Mike Hosking: Environmentalists have no grasp on reality

Author
Mike Hosking ,
Publish Date
Tue, 6 Nov 2018, 8:57AM

So fresh off our plastic bag scam yesterday, comes the rort around electric cars. Like the bags, we've jumped on the environmental bandwagon without ever having worked out, or asked, what the potential consequences or fallout is.

Reusable cotton bags need to be used 173 times to pay their way environmentally, do you think anyone does that? Of course not.

Meantime in car land, we are seeing on TradeMe, the early electric cars for sale. Some are without charging chords, most have a limited and reduced range as the battery fades.

So how long does a battery last? How quickly does its range fade? How much does a new battery cost if you replace it? Where do you get one from?

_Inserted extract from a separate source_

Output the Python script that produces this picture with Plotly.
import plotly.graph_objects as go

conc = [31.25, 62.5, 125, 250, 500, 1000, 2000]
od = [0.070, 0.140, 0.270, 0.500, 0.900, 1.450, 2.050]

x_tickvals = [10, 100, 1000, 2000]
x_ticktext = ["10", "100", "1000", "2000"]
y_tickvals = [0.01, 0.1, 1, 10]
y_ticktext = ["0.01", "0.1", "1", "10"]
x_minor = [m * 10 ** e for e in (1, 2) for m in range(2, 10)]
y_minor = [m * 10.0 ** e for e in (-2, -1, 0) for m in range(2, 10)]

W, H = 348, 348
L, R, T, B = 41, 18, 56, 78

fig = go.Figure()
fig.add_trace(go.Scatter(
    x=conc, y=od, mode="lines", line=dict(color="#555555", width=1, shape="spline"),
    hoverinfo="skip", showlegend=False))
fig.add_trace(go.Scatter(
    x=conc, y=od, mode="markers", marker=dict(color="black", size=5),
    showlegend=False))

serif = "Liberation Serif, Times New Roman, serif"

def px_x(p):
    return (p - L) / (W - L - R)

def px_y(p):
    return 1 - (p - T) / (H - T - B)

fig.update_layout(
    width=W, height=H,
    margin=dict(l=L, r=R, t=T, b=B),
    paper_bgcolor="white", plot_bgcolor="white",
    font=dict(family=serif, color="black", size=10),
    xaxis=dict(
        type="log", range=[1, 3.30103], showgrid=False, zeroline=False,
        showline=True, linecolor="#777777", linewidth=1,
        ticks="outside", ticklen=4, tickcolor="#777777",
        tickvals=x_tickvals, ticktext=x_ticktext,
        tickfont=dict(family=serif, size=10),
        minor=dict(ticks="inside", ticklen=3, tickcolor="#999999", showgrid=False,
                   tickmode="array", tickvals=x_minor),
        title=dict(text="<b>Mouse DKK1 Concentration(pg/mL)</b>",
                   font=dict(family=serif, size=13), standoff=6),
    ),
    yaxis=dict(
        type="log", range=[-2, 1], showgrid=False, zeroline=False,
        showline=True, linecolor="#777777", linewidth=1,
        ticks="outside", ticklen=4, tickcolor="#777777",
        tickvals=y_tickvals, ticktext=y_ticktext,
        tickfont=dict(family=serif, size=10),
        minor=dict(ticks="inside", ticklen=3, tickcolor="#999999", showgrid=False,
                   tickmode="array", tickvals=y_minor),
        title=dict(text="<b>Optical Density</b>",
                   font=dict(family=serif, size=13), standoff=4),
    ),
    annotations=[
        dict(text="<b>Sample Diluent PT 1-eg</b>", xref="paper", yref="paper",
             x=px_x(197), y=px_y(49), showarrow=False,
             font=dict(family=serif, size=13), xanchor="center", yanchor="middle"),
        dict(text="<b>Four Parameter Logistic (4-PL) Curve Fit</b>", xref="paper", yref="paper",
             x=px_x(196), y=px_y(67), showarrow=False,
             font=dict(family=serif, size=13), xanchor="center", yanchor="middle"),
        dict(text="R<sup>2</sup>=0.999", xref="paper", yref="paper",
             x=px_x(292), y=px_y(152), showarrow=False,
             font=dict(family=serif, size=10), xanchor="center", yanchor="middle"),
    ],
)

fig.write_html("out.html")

Do you know the answers to any of those questions?

What is the trade value of a used EV compared to a petrol driven equivalent? Are you burning the money in lost value from the money you saved on gas?

Did you even think about that?

While the media remains abuzz at the potential of electric cars, driverless cars, and electric driverless cars that fly, are we actually buying these cars? No, we are not.

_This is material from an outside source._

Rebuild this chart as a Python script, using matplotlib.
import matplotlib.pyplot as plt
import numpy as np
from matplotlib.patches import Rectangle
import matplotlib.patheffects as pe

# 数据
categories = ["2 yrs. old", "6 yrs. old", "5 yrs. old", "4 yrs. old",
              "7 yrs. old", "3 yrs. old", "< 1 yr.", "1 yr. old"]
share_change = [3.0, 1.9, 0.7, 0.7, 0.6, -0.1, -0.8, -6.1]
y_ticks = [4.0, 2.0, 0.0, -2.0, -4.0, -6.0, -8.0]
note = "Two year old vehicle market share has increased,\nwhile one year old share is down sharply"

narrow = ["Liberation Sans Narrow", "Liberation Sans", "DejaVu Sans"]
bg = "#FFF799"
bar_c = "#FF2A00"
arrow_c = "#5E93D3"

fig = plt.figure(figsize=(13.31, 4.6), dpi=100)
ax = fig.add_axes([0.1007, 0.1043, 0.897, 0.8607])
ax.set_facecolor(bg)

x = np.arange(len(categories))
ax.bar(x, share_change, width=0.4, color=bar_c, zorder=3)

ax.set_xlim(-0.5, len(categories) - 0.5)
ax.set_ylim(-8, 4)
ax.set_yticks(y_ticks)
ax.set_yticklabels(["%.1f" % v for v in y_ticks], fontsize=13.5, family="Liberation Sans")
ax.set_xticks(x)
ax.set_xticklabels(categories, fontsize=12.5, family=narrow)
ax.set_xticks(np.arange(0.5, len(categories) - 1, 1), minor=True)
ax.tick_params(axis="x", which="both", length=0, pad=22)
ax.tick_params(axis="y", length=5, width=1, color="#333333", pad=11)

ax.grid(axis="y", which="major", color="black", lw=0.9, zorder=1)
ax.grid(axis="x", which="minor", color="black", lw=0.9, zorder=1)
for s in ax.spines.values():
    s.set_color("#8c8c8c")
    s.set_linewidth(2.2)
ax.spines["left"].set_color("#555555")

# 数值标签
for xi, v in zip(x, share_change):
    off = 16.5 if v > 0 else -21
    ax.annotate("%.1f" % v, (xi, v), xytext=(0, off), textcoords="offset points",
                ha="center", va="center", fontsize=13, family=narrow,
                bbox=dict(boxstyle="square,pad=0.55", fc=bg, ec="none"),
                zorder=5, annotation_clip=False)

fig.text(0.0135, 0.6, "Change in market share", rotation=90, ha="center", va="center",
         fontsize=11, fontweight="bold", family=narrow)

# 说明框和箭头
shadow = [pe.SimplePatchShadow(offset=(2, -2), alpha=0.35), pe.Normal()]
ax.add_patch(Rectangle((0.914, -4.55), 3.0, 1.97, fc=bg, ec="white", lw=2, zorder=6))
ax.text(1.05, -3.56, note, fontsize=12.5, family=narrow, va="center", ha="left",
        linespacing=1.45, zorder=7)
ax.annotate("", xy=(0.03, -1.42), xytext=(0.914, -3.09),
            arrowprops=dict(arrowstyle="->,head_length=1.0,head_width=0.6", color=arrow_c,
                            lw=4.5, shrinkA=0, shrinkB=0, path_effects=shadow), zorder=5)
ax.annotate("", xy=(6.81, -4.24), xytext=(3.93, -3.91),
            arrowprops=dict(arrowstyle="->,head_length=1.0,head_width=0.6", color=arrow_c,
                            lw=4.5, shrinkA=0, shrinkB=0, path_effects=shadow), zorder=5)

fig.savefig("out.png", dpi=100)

EV sales remain below one percent, and that's another interesting point. Are we still buying cars? Oh yes, my word we are. We are heading for our sixth year in a row of record sales. We've never bought, never owned, more cars.

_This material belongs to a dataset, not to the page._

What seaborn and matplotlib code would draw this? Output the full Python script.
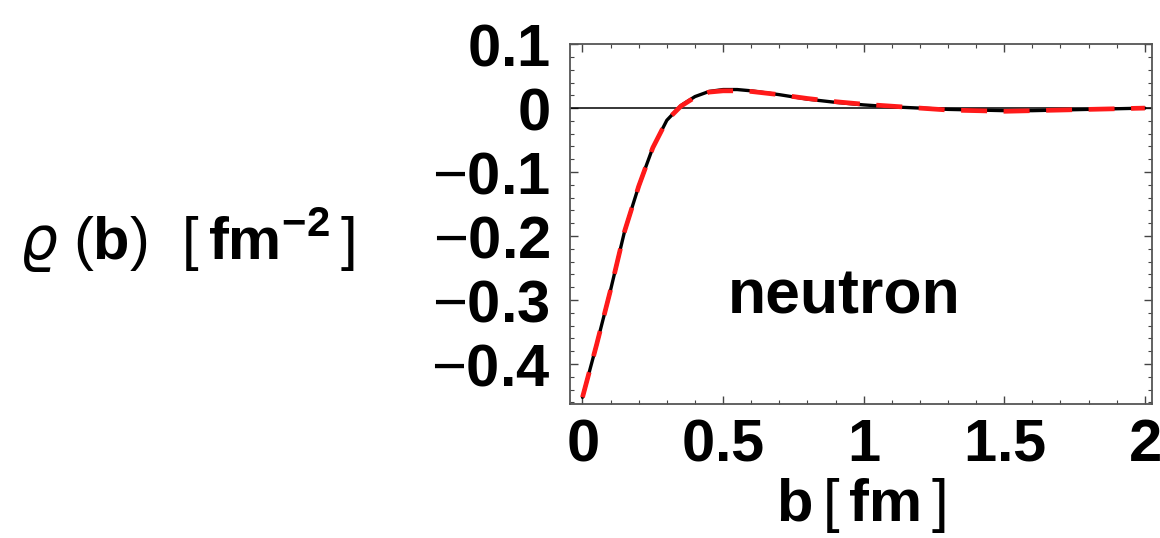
import numpy as np
import pandas as pd
import seaborn as sns
import matplotlib.pyplot as plt
from matplotlib.ticker import MultipleLocator, FuncFormatter

# impact parameter b [fm]
b = [0.0, 0.05, 0.1, 0.15, 0.2, 0.25, 0.3, 0.35, 0.4, 0.45, 0.5, 0.55, 0.6,
     0.7, 0.8, 0.9, 1.0, 1.1, 1.2, 1.3, 1.4, 1.5, 1.6, 1.7, 1.8, 1.9, 2.0]

# transverse charge density, full result (black) and fit (red dashed)
rho_full = [-0.452, -0.370, -0.284, -0.192, -0.122, -0.062, -0.019, 0.004, 0.018,
            0.026, 0.029, 0.029, 0.027, 0.021, 0.014, 0.009, 0.005, 0.002, 0.000,
            -0.002, -0.003, -0.004, -0.004, -0.003, -0.002, -0.001, 0.000]
rho_fit = [-0.452, -0.370, -0.284, -0.192, -0.122, -0.062, -0.019, 0.003, 0.017,
           0.025, 0.027, 0.027, 0.026, 0.021, 0.015, 0.010, 0.006, 0.003, 0.000,
           -0.003, -0.004, -0.005, -0.004, -0.003, -0.002, -0.001, 0.000]

df = pd.DataFrame({'b': b, 'full': rho_full, 'fit': rho_fit})

sns.set_theme(style='ticks')
plt.rcParams['font.family'] = ['Liberation Sans', 'DejaVu Sans']
plt.rcParams['mathtext.fontset'] = 'custom'
plt.rcParams['mathtext.rm'] = 'Liberation Sans'
plt.rcParams['mathtext.bf'] = 'Liberation Sans:bold'
plt.rcParams['mathtext.it'] = 'DejaVu Sans:italic'
plt.rcParams['text.color'] = 'black'
plt.rcParams['axes.labelcolor'] = 'black'
plt.rcParams['xtick.labelcolor'] = 'black'
plt.rcParams['ytick.labelcolor'] = 'black'

fig = plt.figure(figsize=(11.6, 5.38), dpi=100)
ax = fig.add_axes([0.491, 0.249, 0.502, 0.669])

ax.axhline(0, color='black', lw=1.1, zorder=1)
sns.lineplot(data=df, x='b', y='full', ax=ax, color='black', lw=2.4, zorder=2)
sns.lineplot(data=df, x='b', y='fit', ax=ax, color='#ff1a1a', lw=3.4,
             dashes=False, zorder=3)
ax.lines[-1].set_dashes([5.5, 3.5])

ax.set_xlim(-0.046, 2.025)
ax.set_ylim(-0.4625, 0.1)

ax.xaxis.set_major_locator(MultipleLocator(0.5))
ax.xaxis.set_minor_locator(MultipleLocator(0.1))
ax.yaxis.set_major_locator(MultipleLocator(0.1))
ax.yaxis.set_minor_locator(MultipleLocator(0.02))


def fmt(v, pos):
    if abs(v) < 1e-9:
        return r'$\mathbf{0}$'
    s = f'{abs(v):g}'
    if v < 0:
        return r'$-\mathbf{' + s + '}$'
    return r'$\mathbf{' + s + '}$'


ax.xaxis.set_major_formatter(FuncFormatter(fmt))
ax.yaxis.set_major_formatter(FuncFormatter(fmt))

ax.tick_params(which='both', direction='in', top=True, right=True,
               color='#444444')
ax.tick_params(which='major', length=6, width=1.0, labelsize=43, pad=10)
ax.tick_params(which='minor', length=3, width=0.8)
ax.tick_params(axis='y', pad=14)
for sp in ax.spines.values():
    sp.set_linewidth(1.3)
    sp.set_color('#555555')

ax.set_xlabel(r'$\mathbf{b}\,[\,\mathbf{fm}\,]$', fontsize=43, labelpad=2)
ax.set_ylabel('')

fig.text(0.016, 0.554, r'$\varrho\;(\mathbf{b})\;\;[\,\mathbf{fm}^{\mathbf{-2}}\,]$',
         fontsize=43, ha='left', va='center')

ax.text(0.93, -0.295, 'neutron', fontsize=45, fontweight='bold',
        ha='center', va='center')

fig.savefig('out.png', dpi=100)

And yet so few of them are EVs, why? Because the gap between theory and reality is still a mile wide, because we still love engines and petrol.

No matter how hard the media, the spin doctors, and the environmentalists tell us that EVs are here and the future, they're not. For every EV we buy, we buy 64 utes. One to 64, and that's just utes, that doesn't include all other cars.

And that is yet another irony, what are the most popular cars? Four wheel drives and SUVs. You know the ones, the big ones, the ones with big engines.

So not a lot of EVs with serious environmental question marks. And at a time of record sales and the sales are of cars that could not be more dramatically opposed to EVs.

So the disconnect between the real world and the bollocks being spun is right up there with, well, plastic bags.